The LDWF Law Enforcement Training and Emergency Response Complex project that was in its planning stages several years ago gave him the idea to have his friend’s name associated with a flagpole. Cadets raise and lower the flag daily in a military-like ceremony, he reasoned, so inscribing Dore’s name on a plaque could serve as inspiration to them to push on and become wildlife agents.

He ran his proposal by the board of the LWAA. It got a thumbs up.

Boudreaux said he reached out to the family, to the McIlhenny Co. and to the LWAA. The McIlhenny Co. donated a substantial amount of money, he said, and the family and state agency covered the rest of the cost.

The day arrived for the flagpole dedication. Those attending included Dore’s widow, Jenee Jordan; daughter, Kali Larson, who was a young girl when her father died; Dore’s sisters, Stephanie Leleux and Valerie Hebert; an uncle; two aunts, and many nieces and nephews.

LDWF Secretary Jack Montegut said, “Future cadets will be reminded of Byron when they use this flagpole every day during their training to raise and lower the American and Louisiana flags. I’d like to thank the Dore family, the McIlhenny Co. and the Wildlife Agents Association for donating the funds necessary to make this happen and to let Byron’s memory live on at the academy.”

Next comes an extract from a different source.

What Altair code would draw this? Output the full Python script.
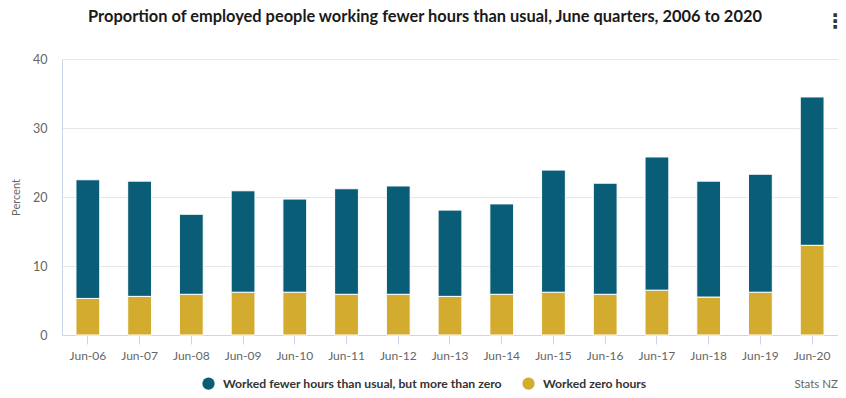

Col. Sammy Martin, head of the LDWF Enforcement Division, took the microphone and said, “By all accounts Byron was well on his way to a successful enforcement career with the department before his life ended tragically. From listening to those who knew him personally, his classmates and his training, he had a love for the outdoors and a strong work ethic. Those two characteristics usually make good wildlife agents.”

Boudreaux told the crowd gathered for the dedication that anyone his friend met drew an instant liking to Dore.

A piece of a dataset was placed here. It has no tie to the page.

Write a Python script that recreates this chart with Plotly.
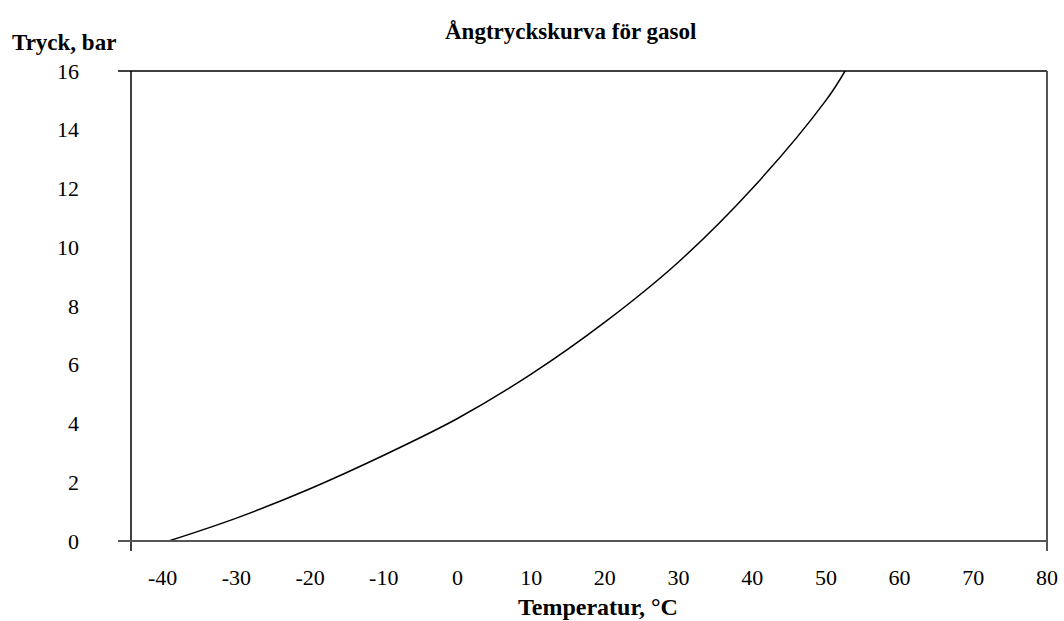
import plotly.graph_objects as go

# Data
temperature_c = [-39.2, -30, -20, -10, 0, 10, 20, 30, 40, 50, 52.6]
pressure_bar = [0.0, 0.78, 1.78, 2.92, 4.17, 5.68, 7.45, 9.5, 12.0, 15.0, 16.0]

x_ticks = [-40, -30, -20, -10, 0, 10, 20, 30, 40, 50, 60, 70, 80]
x_tick_text = ["-40", "-30", "-20", "-10", "0", "10", "20", "30", "40", "50", "60", "70", "80"]
y_ticks = [0, 2, 4, 6, 8, 10, 12, 14, 16]

title_text = "Ångtryckskurva för gasol"
x_title = "Temperatur, °C"
y_title = "Tryck, bar"

FONT = "Liberation Serif"

fig = go.Figure()
fig.add_trace(go.Scatter(
    x=temperature_c, y=pressure_bar, mode="lines",
    line=dict(color="black", width=1.5, shape="spline", smoothing=1.0),
    showlegend=False, hoverinfo="x+y",
))

W, H = 1064, 621
L, R, T, B = 131, 17, 71, 80
pw, ph = W - L - R, H - T - B

def px(xp):
    return (xp - L) / pw

def py(yp):
    return (H - B - yp) / ph

fig.update_layout(
    width=W, height=H, autosize=False,
    margin=dict(l=L, r=R, t=T, b=B, autoexpand=False),
    paper_bgcolor="white", plot_bgcolor="white",
    font=dict(family=FONT, size=22, color="black"),
    xaxis=dict(range=[-44.3, 80], tickvals=x_ticks, ticktext=x_tick_text,
               showgrid=False, zeroline=False, automargin=False,
               showline=False, ticks="", ticklabelstandoff=21,
               tickfont=dict(family=FONT, size=22)),
    yaxis=dict(range=[0, 16], tickvals=y_ticks, showgrid=False, zeroline=False,
               automargin=False,
               showline=False, ticks="", ticklabelstandoff=51,
               tickfont=dict(family=FONT, size=22)),
    shapes=[
        # left axis (extends below x-axis)
        dict(type="line", xref="paper", yref="paper", x0=0, x1=0, y0=py(551), y1=1,
             line=dict(color="black", width=1.5)),
        # top border (extends left)
        dict(type="line", xref="paper", yref="paper", x0=px(118), x1=1, y0=1, y1=1,
             line=dict(color="black", width=1.5)),
        # bottom axis (extends left)
        dict(type="line", xref="paper", yref="paper", x0=px(118), x1=1, y0=0, y1=0,
             line=dict(color="#555555", width=2)),
        # right border (extends below)
        dict(type="line", xref="paper", yref="paper", x0=1, x1=1, y0=py(551), y1=1,
             line=dict(color="#555555", width=2)),
    ],
    annotations=[
        dict(text="<b>" + title_text + "</b>", xref="paper", yref="paper",
             x=px(570), y=py(31), xanchor="center", yanchor="middle",
             showarrow=False, font=dict(family=FONT, size=23)),
        dict(text="<b>" + y_title + "</b>", xref="paper", yref="paper",
             x=px(10), y=py(42), xanchor="left", yanchor="middle",
             showarrow=False, font=dict(family=FONT, size=23)),
        dict(text="<b>" + x_title + "</b>", xref="paper", yref="paper",
             x=px(598), y=py(607), xanchor="center", yanchor="middle",
             showarrow=False, font=dict(family=FONT, size=24)),
    ],
)

fig.write_html("out.html", config={"displayModeBar": False, "responsive": False},
               post_script="document.body.style.margin='0';")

“I think one of the reasons why  that is, and he admitted it, he lived each day to his fullest. That was his motto,” Boudreaux said. “I can’t emphasize enough about his passion for the outdoors, hunting and fishing. That’s what drove myself and him to be wildlife agents.”

Another speaker that day at the Byron Dore Memorial Flagpole was Simmons. The McIlhenny Co. manager of agriculture, the third member of the family working at the family-owned worldwide business on Avery Island (Simmons’ father, Tony Simmons, is CEO, and his cousin, Harold Osborn, is executive vice president), spoke from the heart and soul.

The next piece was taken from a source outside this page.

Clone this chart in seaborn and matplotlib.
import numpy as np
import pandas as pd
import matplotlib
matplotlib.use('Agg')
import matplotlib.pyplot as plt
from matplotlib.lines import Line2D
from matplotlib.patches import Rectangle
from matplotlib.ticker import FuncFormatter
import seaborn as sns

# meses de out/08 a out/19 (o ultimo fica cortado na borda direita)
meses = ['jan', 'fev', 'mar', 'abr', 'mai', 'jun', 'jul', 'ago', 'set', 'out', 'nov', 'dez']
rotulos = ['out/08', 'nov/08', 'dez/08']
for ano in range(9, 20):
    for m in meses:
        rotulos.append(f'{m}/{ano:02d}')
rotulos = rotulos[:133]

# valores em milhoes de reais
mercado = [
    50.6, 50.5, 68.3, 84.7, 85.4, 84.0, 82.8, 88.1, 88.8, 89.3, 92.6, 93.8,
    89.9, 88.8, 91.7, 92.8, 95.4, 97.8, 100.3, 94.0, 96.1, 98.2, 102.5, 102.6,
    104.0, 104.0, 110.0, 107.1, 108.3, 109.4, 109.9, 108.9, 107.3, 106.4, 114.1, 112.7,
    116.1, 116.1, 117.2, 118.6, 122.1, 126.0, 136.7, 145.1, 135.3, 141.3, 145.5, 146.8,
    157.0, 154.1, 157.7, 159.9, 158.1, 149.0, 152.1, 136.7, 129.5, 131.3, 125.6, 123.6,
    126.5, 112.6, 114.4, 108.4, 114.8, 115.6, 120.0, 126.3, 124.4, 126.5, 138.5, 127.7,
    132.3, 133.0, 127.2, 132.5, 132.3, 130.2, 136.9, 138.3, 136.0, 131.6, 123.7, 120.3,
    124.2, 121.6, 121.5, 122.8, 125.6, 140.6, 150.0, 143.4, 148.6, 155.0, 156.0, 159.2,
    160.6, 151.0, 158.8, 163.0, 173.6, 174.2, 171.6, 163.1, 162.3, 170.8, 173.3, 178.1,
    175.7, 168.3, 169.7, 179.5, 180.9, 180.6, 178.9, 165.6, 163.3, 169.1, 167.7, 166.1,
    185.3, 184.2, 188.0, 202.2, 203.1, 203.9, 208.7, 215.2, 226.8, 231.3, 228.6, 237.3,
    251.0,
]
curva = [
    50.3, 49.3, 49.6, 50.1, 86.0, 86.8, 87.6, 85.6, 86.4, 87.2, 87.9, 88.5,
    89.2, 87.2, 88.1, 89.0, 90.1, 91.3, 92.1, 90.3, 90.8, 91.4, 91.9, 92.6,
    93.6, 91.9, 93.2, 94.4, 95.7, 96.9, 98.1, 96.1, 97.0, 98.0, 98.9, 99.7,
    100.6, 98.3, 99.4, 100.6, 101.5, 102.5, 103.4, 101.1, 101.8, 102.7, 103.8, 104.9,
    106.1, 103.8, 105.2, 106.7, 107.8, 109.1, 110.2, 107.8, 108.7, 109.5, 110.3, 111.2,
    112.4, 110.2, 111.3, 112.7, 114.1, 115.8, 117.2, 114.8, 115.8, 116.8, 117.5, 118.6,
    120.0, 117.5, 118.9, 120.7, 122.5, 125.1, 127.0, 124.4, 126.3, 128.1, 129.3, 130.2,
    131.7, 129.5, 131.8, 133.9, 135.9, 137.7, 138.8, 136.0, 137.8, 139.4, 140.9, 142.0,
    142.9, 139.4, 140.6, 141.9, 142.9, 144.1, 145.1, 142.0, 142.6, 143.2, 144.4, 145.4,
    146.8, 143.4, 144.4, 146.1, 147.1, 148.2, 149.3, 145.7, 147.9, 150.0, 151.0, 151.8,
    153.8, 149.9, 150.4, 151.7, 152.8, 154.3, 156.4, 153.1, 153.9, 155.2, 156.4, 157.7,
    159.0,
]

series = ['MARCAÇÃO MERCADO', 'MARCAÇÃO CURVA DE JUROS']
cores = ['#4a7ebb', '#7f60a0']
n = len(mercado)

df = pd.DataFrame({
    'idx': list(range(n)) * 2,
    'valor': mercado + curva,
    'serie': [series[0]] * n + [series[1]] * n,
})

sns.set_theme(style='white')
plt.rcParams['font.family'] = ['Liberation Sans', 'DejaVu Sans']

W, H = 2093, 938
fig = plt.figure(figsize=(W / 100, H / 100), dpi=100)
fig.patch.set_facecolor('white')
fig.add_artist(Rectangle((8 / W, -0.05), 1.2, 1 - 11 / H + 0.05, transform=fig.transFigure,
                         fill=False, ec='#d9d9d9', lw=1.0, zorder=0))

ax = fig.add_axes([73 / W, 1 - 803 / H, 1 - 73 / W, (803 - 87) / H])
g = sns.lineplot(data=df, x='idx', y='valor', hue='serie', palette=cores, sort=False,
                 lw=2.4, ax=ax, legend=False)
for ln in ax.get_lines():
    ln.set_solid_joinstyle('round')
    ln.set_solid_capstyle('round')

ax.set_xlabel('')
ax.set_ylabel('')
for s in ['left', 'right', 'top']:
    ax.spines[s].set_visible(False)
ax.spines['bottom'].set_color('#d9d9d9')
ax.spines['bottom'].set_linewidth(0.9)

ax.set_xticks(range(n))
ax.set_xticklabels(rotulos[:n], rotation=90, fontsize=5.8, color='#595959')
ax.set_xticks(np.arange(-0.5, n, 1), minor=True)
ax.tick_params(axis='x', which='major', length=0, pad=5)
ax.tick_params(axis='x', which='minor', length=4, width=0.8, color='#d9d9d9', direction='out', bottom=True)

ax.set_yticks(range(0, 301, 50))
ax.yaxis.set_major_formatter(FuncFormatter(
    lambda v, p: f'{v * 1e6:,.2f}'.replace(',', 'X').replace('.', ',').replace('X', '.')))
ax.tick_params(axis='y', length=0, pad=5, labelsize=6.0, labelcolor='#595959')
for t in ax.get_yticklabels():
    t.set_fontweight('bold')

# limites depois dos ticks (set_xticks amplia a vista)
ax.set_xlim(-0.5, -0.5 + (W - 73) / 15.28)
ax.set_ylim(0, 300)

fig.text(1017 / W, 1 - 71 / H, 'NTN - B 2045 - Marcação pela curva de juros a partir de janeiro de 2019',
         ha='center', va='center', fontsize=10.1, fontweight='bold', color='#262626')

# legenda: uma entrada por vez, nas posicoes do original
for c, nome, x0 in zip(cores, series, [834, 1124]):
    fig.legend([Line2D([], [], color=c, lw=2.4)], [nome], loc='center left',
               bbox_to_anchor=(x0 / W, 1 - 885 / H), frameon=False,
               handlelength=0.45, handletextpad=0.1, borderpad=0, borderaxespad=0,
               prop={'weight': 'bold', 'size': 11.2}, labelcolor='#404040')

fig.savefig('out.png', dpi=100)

“It was a really nice thing that happened today,” Simmons said later that afternoon. “The people who spoke were his classmates, his sister, Stephanie Leleux, his trainers at the academy and myself. I was privileged enough to speak.”

Simmons described his friend’s personality as “infectious.”

“He put a lot of life in his years even if he didn’t have a long life,” he said. “He was really proud to be on his way to being a game warden. It was a neat milestone for him to reach for. He loved the outdoors. Somebody said today while his death was a tragedy, he was doing what he enjoyed. He was out in the marsh in South Louisiana.

“He was a helluva guy and I miss him every day. I’m glad I got to be his friend even if he got taken from us too soon,” Simmons said.

“I was an usher at his wedding and a pallbearer at his funeral,” he said.

With Dore’s name forever affixed to the flagpole, his story has gone full circle. “He started his career at Waddill and ended his career at Waddill,” Boudreaux said.